Copyright, a subject essential to Lessig's purpose, is treated with an odd mixture of careful erudition and careless inattention. On the good side, he provides an excellent brief tour through the evolution of copyright law in the United States, the policies it is supposed to serve, and how it has been shaped and reshaped by technological developments (from piano rolls to cable TV). On the down side, in discussing the fundamental basis for copyright protection, he uses the terms "originality" and "creativity" interchangeably, as if they were the same thing. He can perhaps be forgiven for this in light of the fact that many judicial opinions have done the same thing.
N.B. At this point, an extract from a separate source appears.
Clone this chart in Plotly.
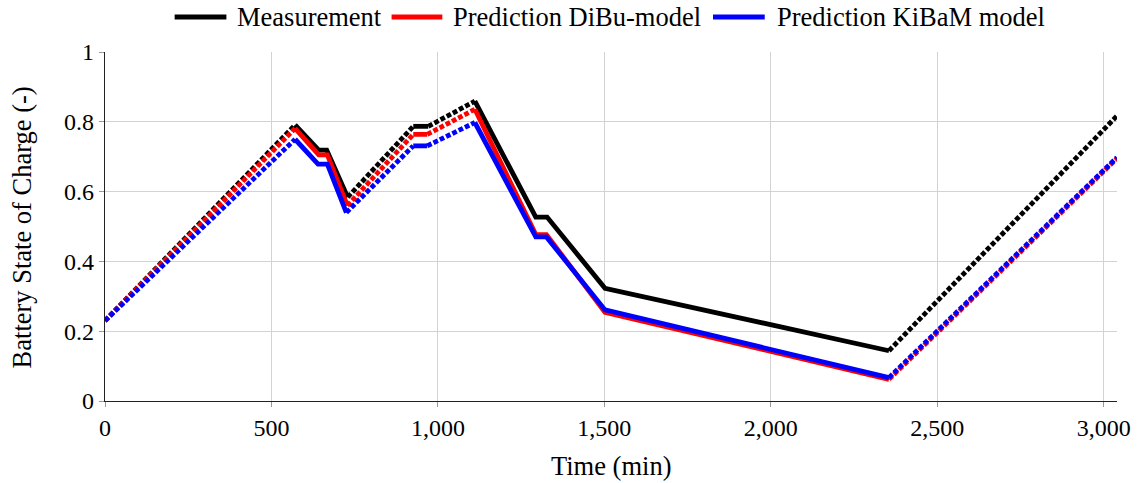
import plotly.graph_objects as go

# ---- data ----
t_meas = [0, 571, 642, 666, 729, 926, 971, 1111, 1294, 1328, 1502, 2355, 3040]
v_meas = [0.230, 0.791, 0.719, 0.719, 0.584, 0.787, 0.787, 0.859, 0.527, 0.527, 0.323, 0.144, 0.817]

t_dibu = [0, 571, 642, 668, 728, 926, 968, 1111, 1294, 1326, 1502, 2355, 3040]
v_dibu = [0.230, 0.781, 0.705, 0.705, 0.560, 0.764, 0.764, 0.836, 0.477, 0.477, 0.254, 0.062, 0.695]

t_kibam = [0, 571, 640, 668, 725, 926, 968, 1111, 1294, 1326, 1502, 2355, 3040]
v_kibam = [0.230, 0.750, 0.679, 0.679, 0.540, 0.731, 0.731, 0.798, 0.470, 0.470, 0.261, 0.067, 0.698]

series_names = ["Measurement", "Prediction DiBu-model", "Prediction KiBaM model"]
series_colors = ["#000000", "#ff0000", "#0000ff"]

x_ticks = [0, 500, 1000, 1500, 2000, 2500, 3000]
y_ticks = [0, 0.2, 0.4, 0.6, 0.8, 1]

FONT = "Liberation Serif"
FS_TICK = 24
FS_LEG = 26.5
FS_TITLE = 26.5
W, H = 1143, 483
# plot area in pixels: x 105..1122, y 52..401
L, T = 105, 52
R = W - 1122
B = H - 401

fig = go.Figure()


def split_segments(t, v):
    solid_x, solid_y, dot_x, dot_y = [], [], [], []
    for i in range(len(t) - 1):
        rising = v[i + 1] > v[i] + 0.01
        tx, ty = (dot_x, dot_y) if rising else (solid_x, solid_y)
        if tx and tx[-1] == t[i]:
            tx.append(t[i + 1]); ty.append(v[i + 1])
        else:
            if tx:
                tx.append(None); ty.append(None)
            tx.extend([t[i], t[i + 1]]); ty.extend([v[i], v[i + 1]])
    return solid_x, solid_y, dot_x, dot_y


for (t, v), name, col in zip([(t_meas, v_meas), (t_dibu, v_dibu), (t_kibam, v_kibam)],
                             series_names, series_colors):
    sx, sy, dx, dy = split_segments(t, v)
    fig.add_trace(go.Scatter(x=sx, y=sy, mode="lines", name=name, showlegend=False,
                             line=dict(color=col, width=4.8), hoverinfo="skip"))
    fig.add_trace(go.Scatter(x=dx, y=dy, mode="lines", name=name, showlegend=False,
                             line=dict(color=col, width=4.8, dash="4.8px,2.2px"), hoverinfo="skip"))

pw = W - L - R
ph = H - T - B


def px2paper_x(px):
    return (px - L) / pw


def py2paper_y(py):
    return (H - B - py) / ph


# manual legend (pixel positions)
leg_y = 17
leg_items = [(175, 227, 236), (393, 444, 453), (716, 768, 778)]
for (x0, x1, xt), name, col in zip(leg_items, series_names, series_colors):
    fig.add_shape(type="line", xref="paper", yref="paper",
                  x0=px2paper_x(x0), x1=px2paper_x(x1),
                  y0=py2paper_y(leg_y), y1=py2paper_y(leg_y),
                  line=dict(color=col, width=4.8))
    fig.add_annotation(xref="paper", yref="paper", x=px2paper_x(xt), y=py2paper_y(leg_y),
                       text=name, showarrow=False, xanchor="left", yanchor="middle",
                       font=dict(family=FONT, size=FS_LEG, color="black"))

# axis titles
fig.add_annotation(xref="paper", yref="paper", x=px2paper_x(614), y=py2paper_y(466),
                   text="Time (min)", showarrow=False, xanchor="center", yanchor="middle",
                   font=dict(family=FONT, size=FS_TITLE, color="black"))
fig.add_annotation(xref="paper", yref="paper", x=px2paper_x(22), y=py2paper_y(227),
                   text="Battery State of Charge (-)", showarrow=False, textangle=-90,
                   xanchor="center", yanchor="middle",
                   font=dict(family=FONT, size=FS_TITLE, color="black"))

fig.update_layout(
    width=W, height=H,
    margin=dict(l=L, r=R, t=T, b=B),
    plot_bgcolor="white", paper_bgcolor="white",
    font=dict(family=FONT, size=FS_TICK, color="black"),
    showlegend=False,
)
fig.update_xaxes(range=[0, 3040], tickvals=x_ticks, tickformat=",d",
                 showgrid=True, gridcolor="#d3d3d3", gridwidth=1,
                 showline=True, linecolor="#222222", linewidth=1.2,
                 ticks="outside", ticklen=5, tickcolor="#999999", tickwidth=1,
                 zeroline=False, tickfont=dict(family=FONT, size=FS_TICK))
fig.update_yaxes(range=[0, 1], tickvals=y_ticks,
                 showgrid=True, gridcolor="#d3d3d3", gridwidth=1,
                 showline=True, linecolor="#222222", linewidth=1.2,
                 ticks="outside", ticklen=5, tickcolor="#999999", tickwidth=1,
                 zeroline=False, tickfont=dict(family=FONT, size=FS_TICK))

fig.write_html("out.html", config={"displayModeBar": False},
               post_script="document.body.style.margin='0px';")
But the former, not the latter, is an essential condition of copyright protection. More importantly, and less forgivably, he confuses the constitutional limitation on the duration of copyright ("fixed times") with state and common-law provisions for fair use. He mischaracterizes 9th Circuit Judge Alex Kozinski's dissent in White v. Samsung as a copyright argument.
His proposal for requiring copyright registration in five-year renewable terms (251) would be very tempting if the United States existed in a commercial vacuum. But the longer terms of copyright and the automatic conferral of copyright protection upon fixation of the work are measures that the United States took to harmonize its copyright practices with those of much of the rest of the world — a crucial measure for a nation that is the world's largest net exporter of entertainment and information technology. Lessig may not approve of this kind of globalism or our country's economic and regulatory response to it, but it is irresponsible of him not even to discuss it when it is so essential a part of the context of our contemporary copyright regimen. The term "Berne Convention" does not appear even once in his book.
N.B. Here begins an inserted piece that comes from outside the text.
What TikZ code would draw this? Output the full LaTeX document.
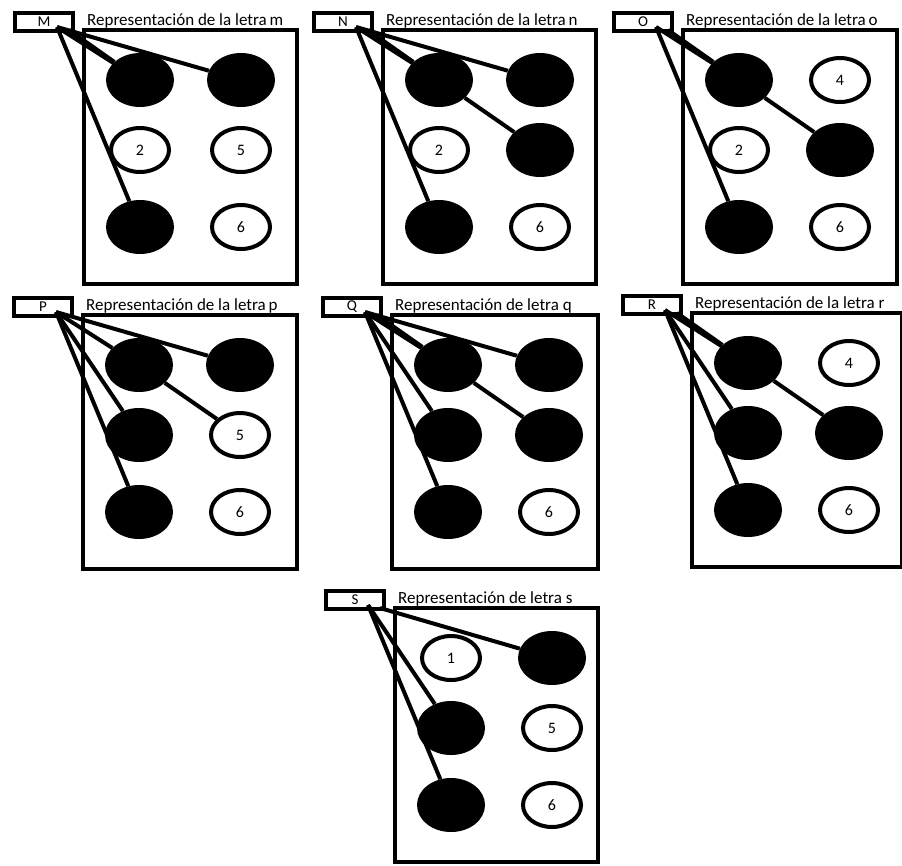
\documentclass[tikz,border=0pt]{standalone}
\usepackage{fontspec}
\setmainfont{Carlito}
\usetikzlibrary{shapes.geometric}

% one braille cell: #1 name, #2 left, #3 top, #4 width, #5 letter, #6 title
\newcommand{\celda}[6]{%
  \draw[cellbox] (#2,-#3) rectangle (#2+#4,-#3-254);
  \node[lblbox] (#1lab) at (#2-40,-#3+8) {#5};
  \node[titulo] (#1tit) at (#2+3,-#3+5) {#6};
  \coordinate (#1o) at (#2-27,-#3+3);
  \coordinate (#1p) at (#2-15,-#3);
  \foreach \k/\cx/\cy in {1/56/50,2/56/120,3/56/197,4/157/50,5/157/120,6/157/197}
    \coordinate (#1c\k) at (#2+\cx,-#3-\cy);
}

\begin{document}
\begin{tikzpicture}[x=1pt,y=1pt,
    cellbox/.style={line width=4pt},
    lblbox/.style={draw,line width=3.5pt,minimum width=58pt,minimum height=18pt,inner sep=0pt,
                   font=\fontsize{15}{15}\selectfont},
    titulo/.style={anchor=base west,inner sep=0pt,font=\fontsize{17}{17}\selectfont},
    doton/.style={ellipse,fill=black,minimum width=68pt,minimum height=54pt,inner sep=0pt},
    dotoff/.style={ellipse,draw,fill=white,line width=4pt,minimum width=58pt,minimum height=44pt,
                   inner sep=0pt,font=\fontsize{16}{16}\selectfont},
    link/.style={line width=4pt}]
  \useasboundingbox (0,0) rectangle (902,-865);

  % letter m
  \celda{M}{84}{30}{213}{M}{Representación de la letra\,m}
  \foreach \k in {1,3,4} \node[doton] (M\k) at (Mc\k) {};
  \foreach \k in {2,5,6} \node[dotoff] (M\k) at (Mc\k) {\k};
  \draw[link] (Mo) -- (M1);
  \draw[link] (Mp) -- (M1);
  \draw[link] (Mo) -- (M4);
  \draw[link] (Mo) -- (M3);

  % letter n
  \celda{N}{383}{30}{213}{N}{Representación de la letra\,n}
  \foreach \k in {1,3,4,5} \node[doton] (N\k) at (Nc\k) {};
  \foreach \k in {2,6} \node[dotoff] (N\k) at (Nc\k) {\k};
  \draw[link] (No) -- (N1);
  \draw[link] (Np) -- (N1);
  \draw[link] (No) -- (N4);
  \draw[link] (No) -- (N3);
  \draw[link] (N1) -- (N5);

  % letter o
  \celda{O}{683}{30}{214}{O}{Representación de la letra\,o}
  \foreach \k in {1,3,5} \node[doton] (O\k) at (Oc\k) {};
  \foreach \k in {2,4,6} \node[dotoff] (O\k) at (Oc\k) {\k};
  \draw[link] (Oo) -- (O1);
  \draw[link] (Op) -- (O1);
  \draw[link] (Oo) -- (O3);
  \draw[link] (O1) -- (O5);

  % letter p
  \celda{P}{83}{315}{214}{P}{Representación de la letra\,p}
  \foreach \k in {1,2,3,4} \node[doton] (P\k) at (Pc\k) {};
  \foreach \k in {5,6} \node[dotoff] (P\k) at (Pc\k) {\k};
  \draw[link] (Po) -- (P1);
  \draw[link] (Po) -- (P4);
  \draw[link] (Po) -- (P2);
  \draw[link] (Po) -- (P3);
  \draw[link] (P1) -- (P5);

  % letter q
  \celda{Q}{392}{315}{206}{Q}{Representación de letra q}
  \foreach \k in {1,2,3,4,5} \node[doton] (Q\k) at (Qc\k) {};
  \node[dotoff] (Q6) at (Qc6) {6};
  \draw[link] (Qo) -- (Q1);
  \draw[link] (Qp) -- (Q1);
  \draw[link] (Qo) -- (Q4);
  \draw[link] (Qo) -- (Q2);
  \draw[link] (Qo) -- (Q3);
  \draw[link] (Q1) -- (Q5);

  % letter r
  \celda{R}{692}{313}{210}{R}{Representación de la letra r}
  \foreach \k in {1,2,3,5} \node[doton] (R\k) at (Rc\k) {};
  \foreach \k in {4,6} \node[dotoff] (R\k) at (Rc\k) {\k};
  \draw[link] (Ro) -- (R1);
  \draw[link] (Rp) -- (R1);
  \draw[link] (Ro) -- (R2);
  \draw[link] (Ro) -- (R3);
  \draw[link] (R1) -- (R5);

  % letter s
  \celda{S}{395}{608}{203}{S}{Representación de letra s}
  \foreach \k in {2,3,4} \node[doton] (S\k) at (Sc\k) {};
  \foreach \k in {1,5,6} \node[dotoff] (S\k) at (Sc\k) {\k};
  \draw[link] (Sp) -- (S4);
  \draw[link] (So) -- (S2);
  \draw[link] (So) -- (S3);
\end{tikzpicture}
\end{document}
For a lawyer who clerked for both Judge Richard Posner and Justice Antonin Scalia, Lessig takes a surprisingly disingenuous view of the market. He says: "[R]ecord companies choose what gets floated in the market; radio stations (in effect) get paid to play what record companies choose.… What gets played on TV is the decision of network owners; what gets broadcast on cable is the choice of cable companies" (111). While there is a kernel of truth to this, Lessig uses it to perpetuate a tired conspiracy theory about media companies, as if the wishes, tastes, and preferences of actual listeners and viewers were no part of the equation. Record companies, radio stations, TV networks and cable companies provide, as they must, only those products and programming that real people are willing to pay for (or to sit through advertising in order to enjoy).
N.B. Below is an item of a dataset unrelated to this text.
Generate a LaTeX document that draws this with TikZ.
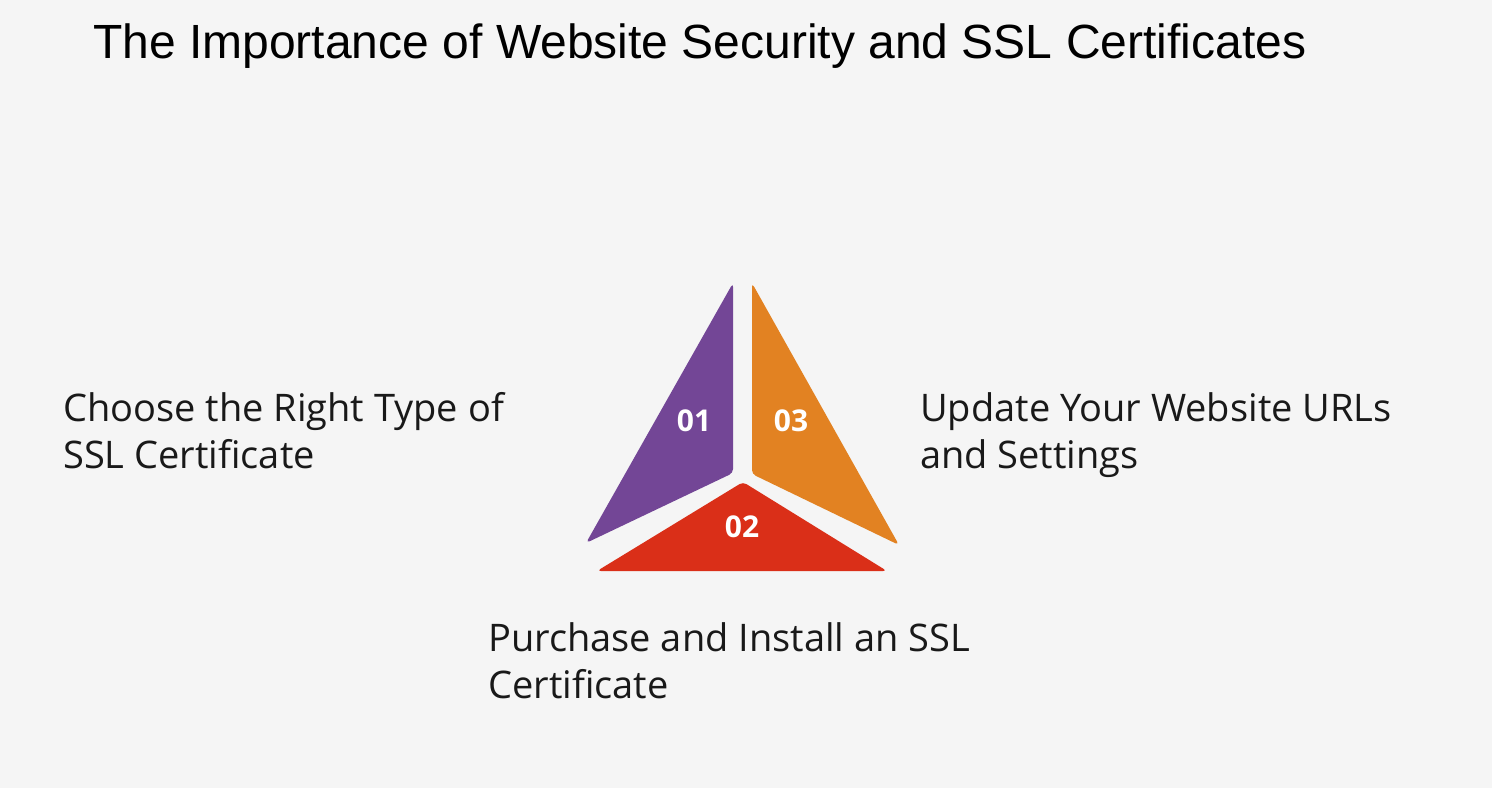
\documentclass[tikz,border=0pt]{standalone}
\usepackage{fontspec}
\setmainfont{Open Sans}
\newfontfamily\titlefont{Liberation Sans}
\begin{document}
\begin{tikzpicture}[x=1pt,y=-1pt,
  lbl/.style={anchor=north west,align=left,font=\fontsize{38}{47}\selectfont,text=black!90,inner sep=0pt},
  num/.style={text=white,font=\bfseries\fontsize{30}{32}\selectfont},
  piece/.style={rounded corners=4pt}]
\fill[gray!8] (0,0) rectangle (1492,788);
\useasboundingbox (0,0) rectangle (1492,788);
\node[anchor=west,inner sep=0pt,font=\titlefont\fontsize{48}{56}\selectfont] (title) at (93,46) {The Importance of Website Security and SSL Certificates};
\fill[piece,fill={rgb,255:red,115;green,70;blue,150}] (733,283) -- (733,473) -- (586,543) -- cycle;
\fill[piece,fill={rgb,255:red,226;green,130;blue,34}] (752,283) -- (752,474) -- (899,545) -- cycle;
\fill[piece,fill={rgb,255:red,218;green,47;blue,24}] (743,482) -- (887,571) -- (597,571) -- cycle;
\node[num] (n1) at (694,421) {01};
\node[num] (n3) at (791,421) {03};
\node[num] (n2) at (742,527) {02};
\node[lbl] (l1) at (63,392) {Choose the Right Type of\\SSL Certificate};
\node[lbl] (l3) at (920,392) {Update Your Website URLs\\and Settings};
\node[lbl] (l2) at (488,622) {Purchase and Install an SSL\\Certificate};
\end{tikzpicture}
\end{document}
But real people are of no interest to Lessig. He is happier striking blows at imaginary bogeymen: "When the only innovation that will be allowed is what Hollywood permits, we will not see innovation" (217). If he thinks Hollywood has not been a leader in innovation, he doesn't know much about either the art or the technology of movies.
Elsewhere he argues that: "If by resisting the model of perfect control we gain something important, then we should do so" (116). Most market-conscious policy-makers would be more likely to say "we should do so" only if we gain more than we lose, but this sort of analysis doesn't fit Lessig's one-sided view of what constitutes good market policy.
He praises two particular Internet models: the peer-to-peer file-sharing community technology of Napster, and the personalized marketing and searchable sales base of Amazon.com. It is troubling that he does not even acknowledge, much less discuss, the obvious difference between the two. Under the Napster model, after a copy is sold once, it can be redistributed free to the rest of the world, making the transactional cost of that first copy astronomical, with devastating economic consequences for the very creative innovation Lessig is at pains to extol. By contrast, under the Amazon.com model, books, CDs, DVDs, and other embodiments of creative works are still sold, one to a customer, continuing to provide incentive to the creators of what we used to call art, literature, music and film, and what Lessig and others like him now call "content."
Even when you are willing, perhaps eager, to let Lessig persuade you, he cuts you off every step of the way, makes it hard for you to believe in him, insists on preaching to his own ever-narrowing and preselected choir. This is most obvious in the following passage: "Stockholders demand that management maximize its income; we shouldn't expect management to do anything different. But even if this is 'only business' to them, that does not mean it should be 'just business' for us" (146).
It's unclear whether "stockholders" or "management" or both are the "them" he refers to. It's even less clear who are the "us" — especially in light of the fact that the vast majority of Americans who have pension plans, IRAs, 401(k)s and the like are the stockholders whose future security rests on management's ability to "maximize its income." Lessig insists on this "us" and "them" mentality without examining it very carefully. Lessig's often excellent ideas about the respective places of old and new technologies and business models are harmed by a rhetoric that betrays this fundamental bias — a knee-jerk assumption that anything old is necessarily counter-innovative and therefore unequivocally bad (139, 141). He never considers whether the problem might be that "we" don't value innovation enough, rather than that "they" prevent it from flourishing.
These many objections, concerns and quibbles of mine are not meant to suggest that Lessig's arguments fail, or that his book is unworthy of attention. He has much of value to offer. He is at his best analyzing and arguing the complex issue of allocation of spectrum and bandwidth, and he proposes what appears to be a workable model for a new approach to that issue. Indeed, near the end of his book he puts his money where his mouth is and proposes specific regimes for protecting varieties of code, media and content to provide creators with incentive while nurturing the innovation that we are currently losing to those who would exert absolute control.
In this context, he persuasively argues that software should not be patentable, and possibly not copyrightable either (210). In so doing, he presents the exciting and relevant insight that copyright and patent are, in fact, not "property rights" at all, but forms of regulation (212, 216). He recommends compulsory registration, renewal, and limitations on copyright; and compulsory licensing and micropayment systems for online music distribution.
Lessig seems to recognize that his proposals are probably too radical — and certainly too contrary to current market-dominating interests — to be adopted. But this only reinforces his conviction that there is an urgent need to re-examine law and policy in light of the cultural and communal benefits that the technology revolution can provide.